# Confusion over real and complex versions of the same quantities

1. Jul 22, 2010

### Squeegee

Some authors speak of the index of refraction'' and the relative permittivity'' (or dielectric constant'') as real numbers, as if they do not warrant any discussion of complex numbers. Other authors speak of the complex index of refraction'' and the complex permittivity.'' But they all seem to agree that the index of refraction squared equals the permittivity.

Say the index of refraction is $n'+in''$ and the relative permittivity is $\epsilon'+i\epsilon''$. According to the authors who are only talking about real numbers, I have $n'^2=\epsilon'$. According to those who talk about complex numbers, I have $(n'+in'')^2=\epsilon'+i\epsilon''$. Together, those two equations seem extremely weird, so I can only believe that I am mistaken about something. I think that at least one of the statements I have made so far is incorrect.

Can someone please clear up my confusion? Thank you!

2. Jul 23, 2010

### K^2

You have to go back to wave equation to work it all out. For a linear medium, the wave equation becomes this.

$$\nabla^2 E = \mu \epsilon \frac{\partial^2}{\partial t^2}E$$

This works even if μ and ε are complex. So does this general solution.

$$E = A e^{i(k \cdot x - \omega t)}$$

Where A is arbitrary complex amplitude. Substitution into the above yields the next line.

$$k^2 = \mu \epsilon \omega^2$$

Square of group velocity of the wave is then easy to deduce.

$$v_g^2 = \left(\frac{\partial \omega}{\partial k}\right)^2 = \frac{1}{\mu \epsilon}$$

And we know the definition of index of refraction.

$$n^2 = \frac{c^2}{v_g^2} = \mu \epsilon c^2$$

Why work with squares all the way to this point? Well, otherwise, in an earlier step, I would have had to take square root of 1/(με) to find group velocity, and that may be problematic if the quantity is complex. But keeping everything nice and squared, we can still work with it.
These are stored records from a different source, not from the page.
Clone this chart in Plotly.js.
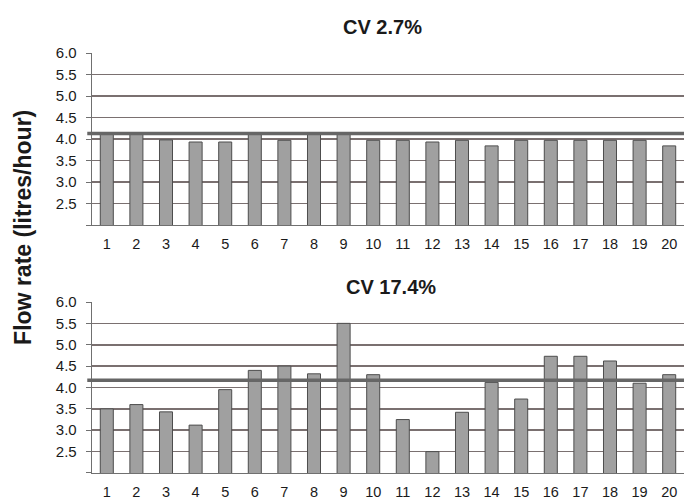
<!DOCTYPE html>
<html>
<head>
<meta charset="utf-8">
<script src="https://cdn.plot.ly/plotly-3.0.1.min.js"></script>
<style>html,body{margin:0;padding:0;background:#fff;}#chart{width:684px;height:502px;}</style>
</head>
<body>
<div id="chart"></div>
<script>
const emitters = ["1","2","3","4","5","6","7","8","9","10","11","12","13","14","15","16","17","18","19","20"];
const flowLowCV = [4.12,4.12,3.98,3.93,3.93,4.12,3.97,4.12,4.12,3.97,3.97,3.93,3.97,3.84,3.97,3.97,3.97,3.97,3.97,3.84];
const flowHighCV = [3.50,3.60,3.43,3.12,3.95,4.40,4.50,4.32,5.50,4.30,3.25,2.50,3.42,4.12,3.73,4.73,4.73,4.62,4.10,4.30];
const refLowCV = 4.13;
const refHighCV = 4.17;
const yTickVals = [2.0,2.5,3.0,3.5,4.0,4.5,5.0,5.5,6.0];
const yTickText = ["","2.5","3.0","3.5","4.0","4.5","5.0","5.5","6.0"];
const titleLow = "CV 2.7%";
const titleHigh = "CV 17.4%";
const yTitle = "Flow rate (litres/hour)";

const barStyle = {color:'#a0a0a0', line:{color:'#4d4d4d', width:1}};
const traces = [
  {type:'bar', x:emitters, y:flowLowCV, xaxis:'x', yaxis:'y', marker:barStyle, hoverinfo:'x+y'},
  {type:'bar', x:emitters, y:flowHighCV, xaxis:'x2', yaxis:'y2', marker:barStyle, hoverinfo:'x+y'}
];
const font = {family:'"Liberation Sans", Arial, sans-serif', color:'#1a1a1a'};
function yax(domain){
  return {domain:domain, range:[2,6], tickvals:yTickVals, ticktext:yTickText,
    showgrid:true, gridcolor:'#7a7070', gridwidth:1.5, zeroline:false,
    showline:true, linecolor:'#707070', linewidth:1.3, ticks:'outside', ticklen:5,
    tickcolor:'#707070', tickfont:{size:15}, ticklabelstandoff:6, automargin:false, fixedrange:true};
}
function xax(anchor){
  return {anchor:anchor, domain:[0,1], type:'category', showgrid:false, zeroline:false,
    showline:true, linecolor:'#707070', linewidth:1.3, ticks:'', tickfont:{size:14.5},
    ticklabelstandoff:5, automargin:false, fixedrange:true};
}
const layout = {
  width:684, height:502, margin:{l:92, r:0, t:0, b:0},
  paper_bgcolor:'#ffffff', plot_bgcolor:'#ffffff', showlegend:false,
  font:font, bargap:0.56,
  xaxis:xax('y'), yaxis:yax([0.5518,0.8944]),
  xaxis2:xax('y2'), yaxis2:yax([0.0578,0.3984]),
  shapes:[
    {type:'line', xref:'paper', yref:'y', x0:-0.008, x1:1, y0:refLowCV, y1:refLowCV, line:{color:'#666666', width:3.5}},
    {type:'line', xref:'paper', yref:'y2', x0:-0.008, x1:1, y0:refHighCV, y1:refHighCV, line:{color:'#666666', width:3.5}}
  ],
  annotations:[
    {text:'<b>'+titleLow+'</b>', xref:'paper', yref:'paper', x:0.49, y:0.946, showarrow:false, font:{size:20}, xanchor:'center', yanchor:'middle'},
    {text:'<b>'+titleHigh+'</b>', xref:'paper', yref:'paper', x:0.505, y:0.428, showarrow:false, font:{size:20}, xanchor:'center', yanchor:'middle'},
    {text:'<b>'+yTitle+'</b>', xref:'paper', yref:'paper', x:-0.1166, y:0.548, showarrow:false, textangle:-90, font:{size:23}, xanchor:'center', yanchor:'middle'}
  ]
};
Plotly.newPlot('chart', traces, layout, {displayModeBar:false, staticPlot:true});
</script>
</body>
</html>
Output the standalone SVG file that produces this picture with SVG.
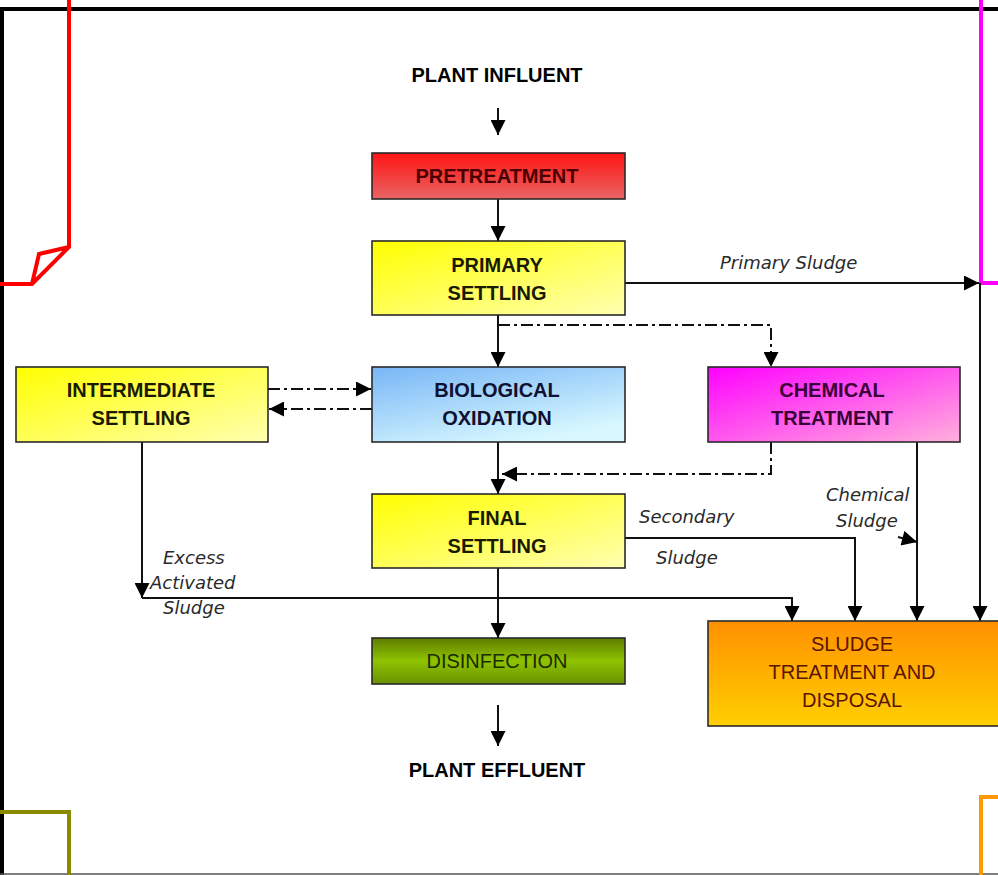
<svg xmlns="http://www.w3.org/2000/svg" width="998" height="875" viewBox="0 0 998 875">
<defs>
<style>
.box{stroke:#2a2a2a;stroke-width:1.6}
.t{font-family:"Liberation Sans",Arial,sans-serif;font-weight:bold;font-size:20px;text-anchor:middle}
.tn{font-family:"Liberation Sans",Arial,sans-serif;font-size:20px;text-anchor:middle}
.lab{font-family:"DejaVu Sans",sans-serif;font-style:italic;font-size:18px;fill:#2a2a2a}
.c{fill:none;stroke:#111;stroke-width:2}
.dd{fill:none;stroke:#111;stroke-width:2;stroke-dasharray:12 4 3 4}
.a{marker-end:url(#ah)}
</style>
<marker id="ah" viewBox="0 0 10 10" refX="10" refY="5" markerWidth="17" markerHeight="15" markerUnits="userSpaceOnUse" orient="auto">
<path d="M0,0 L10,5 L0,10 z" fill="#000"/>
</marker>
<linearGradient id="gRed" x1="0" y1="0" x2="0" y2="1"><stop offset="0" stop-color="#ff1414"/><stop offset="1" stop-color="#e86464"/></linearGradient>
<linearGradient id="gYel" x1="0" y1="0" x2="1" y2="1"><stop offset="0" stop-color="#ffff00"/><stop offset="1" stop-color="#ffffb0"/></linearGradient>
<linearGradient id="gBlue" x1="0" y1="0" x2="0.6" y2="1"><stop offset="0" stop-color="#78b6f6"/><stop offset="1" stop-color="#d8f8ff"/></linearGradient>
<linearGradient id="gMag" x1="0" y1="0" x2="1" y2="1"><stop offset="0" stop-color="#ff00ff"/><stop offset="1" stop-color="#ffb0dc"/></linearGradient>
<linearGradient id="gOl" x1="0" y1="0" x2="0" y2="1"><stop offset="0" stop-color="#5e7c00"/><stop offset="0.5" stop-color="#8fc400"/><stop offset="1" stop-color="#6a9000"/></linearGradient>
<linearGradient id="gOr" x1="0" y1="0" x2="0" y2="1"><stop offset="0" stop-color="#ff9000"/><stop offset="1" stop-color="#ffd000"/></linearGradient>
</defs>
<rect width="998" height="875" fill="#fff"/>
<!-- frame and corner marks -->
<path d="M2,875 V9 H998" fill="none" stroke="#000" stroke-width="4"/>
<line x1="0" y1="874" x2="998" y2="874" stroke="#555" stroke-width="1.5"/>
<path d="M69,0 V247 L32,284 H0 M69,247 L39,254 L32,284" fill="none" stroke="#ff0000" stroke-width="4"/>
<path d="M981,0 V283 H998" fill="none" stroke="#ff00ff" stroke-width="4"/>
<path d="M0,812 H69 V875" fill="none" stroke="#8a8a00" stroke-width="4"/>
<path d="M981,875 V797 H998" fill="none" stroke="#ff9900" stroke-width="4"/>

<g id="connectors">
<path class="c a" d="M498,108 V135"/>
<path class="c a" d="M498,199 V241"/>
<path class="c a" d="M498,315 V367"/>
<path class="dd a" d="M498,325 H771 V367"/>
<path class="c a" d="M625,283 H979"/>
<path class="c a" d="M980,283 V621"/>
<path class="dd a" d="M268,389 H371"/>
<path class="dd a" d="M372,409 H269"/>
<path class="c a" d="M498,442 V494"/>
<path class="dd a" d="M771,442 V474 H502"/>
<path class="c a" d="M498,568 V638"/>
<path class="c a" d="M498,705 V746"/>
<path class="c a" d="M142,442 V598"/>
<path class="c a" d="M142,598 H792 V621"/>
<path class="c a" d="M625,538 H855 V621"/>
<path class="c a" d="M917,442 V621"/>
<path class="c a" d="M898,537 L917,542"/>
</g>

<g id="influent"><text class="t" x="497" y="82" fill="#000">PLANT INFLUENT</text></g>
<g id="pretreatment">
<rect class="box" x="372" y="153" width="253" height="46" fill="url(#gRed)"/>
<text class="t" x="497" y="183" fill="#4a0000">PRETREATMENT</text>
</g>
<g id="primary">
<rect class="box" x="372" y="241" width="253" height="74" fill="url(#gYel)"/>
<text class="t" x="497" y="272" fill="#1a1a00">PRIMARY</text>
<text class="t" x="497" y="300" fill="#1a1a00">SETTLING</text>
</g>
<g id="intermediate">
<rect class="box" x="16" y="367" width="252" height="75" fill="url(#gYel)"/>
<text class="t" x="141" y="397" fill="#1a1a00">INTERMEDIATE</text>
<text class="t" x="141" y="425" fill="#1a1a00">SETTLING</text>
</g>
<g id="biological">
<rect class="box" x="372" y="367" width="253" height="75" fill="url(#gBlue)"/>
<text class="t" x="497" y="397" fill="#101030">BIOLOGICAL</text>
<text class="t" x="497" y="425" fill="#101030">OXIDATION</text>
</g>
<g id="chemical">
<rect class="box" x="708" y="367" width="252" height="75" fill="url(#gMag)"/>
<text class="t" x="832" y="397" fill="#3a0038">CHEMICAL</text>
<text class="t" x="832" y="425" fill="#3a0038">TREATMENT</text>
</g>
<g id="final">
<rect class="box" x="372" y="494" width="253" height="74" fill="url(#gYel)"/>
<text class="t" x="497" y="525" fill="#1a1a00">FINAL</text>
<text class="t" x="497" y="553" fill="#1a1a00">SETTLING</text>
</g>
<g id="disinfection">
<rect class="box" x="372" y="638" width="253" height="46" fill="url(#gOl)"/>
<text class="tn" x="497" y="668" fill="#1c2a00">DISINFECTION</text>
</g>
<g id="sludge">
<rect class="box" x="708" y="621" width="300" height="105" fill="url(#gOr)"/>
<text class="tn" x="852" y="651" fill="#5a1400">SLUDGE</text>
<text class="tn" x="852" y="679" fill="#5a1400">TREATMENT AND</text>
<text class="tn" x="852" y="707" fill="#5a1400">DISPOSAL</text>
</g>
<g id="effluent"><text class="t" x="497" y="777" fill="#000">PLANT EFFLUENT</text></g>

<g id="labels">
<text class="lab" x="720" y="269">Primary Sludge</text>
<text class="lab" x="639" y="523">Secondary</text>
<text class="lab" x="656" y="564">Sludge</text>
<text class="lab" x="826" y="501">Chemical</text>
<text class="lab" x="836" y="527">Sludge</text>
<text class="lab" x="163" y="564">Excess</text>
<text class="lab" x="150" y="589">Activated</text>
<text class="lab" x="163" y="614">Sludge</text>
</g>
</svg>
If you need to then work out real and complex components, there isn't really too much trouble.

$$Re(n^2) + i Im(n^2) = Re(\mu \epsilon c^2) + i Im(\mu \epsilon c^2)$$

Obviously that gives you two equations.

$$Re(n)^2 - Im(n)^2 = c^2 ( Re(\mu)Re(\epsilon) - Im(\mu)Im(\epsilon) )$$
$$2 Re(n)Im(n) = c^2 ( Re(\mu)Im(\epsilon) + Im(\mu)Re(\epsilon) )$$

If you have complete knowledge of μ and ε, you can easily solve this to find both Re(n) and Im(n).

3. Jul 24, 2010

### Antiphon

K^2 is right of course.

What happens is that in optics most materials are nonmagnetic and have a real mu equal to one. In that case the simple root relation works. In general though epsilon and mu are both complex.

The bottom line is that it takes two complex numbers to characterize an isotropic material at a given frequency. Using the index of refraction is insufficient in the general case but is a useful simplification for most optical materials.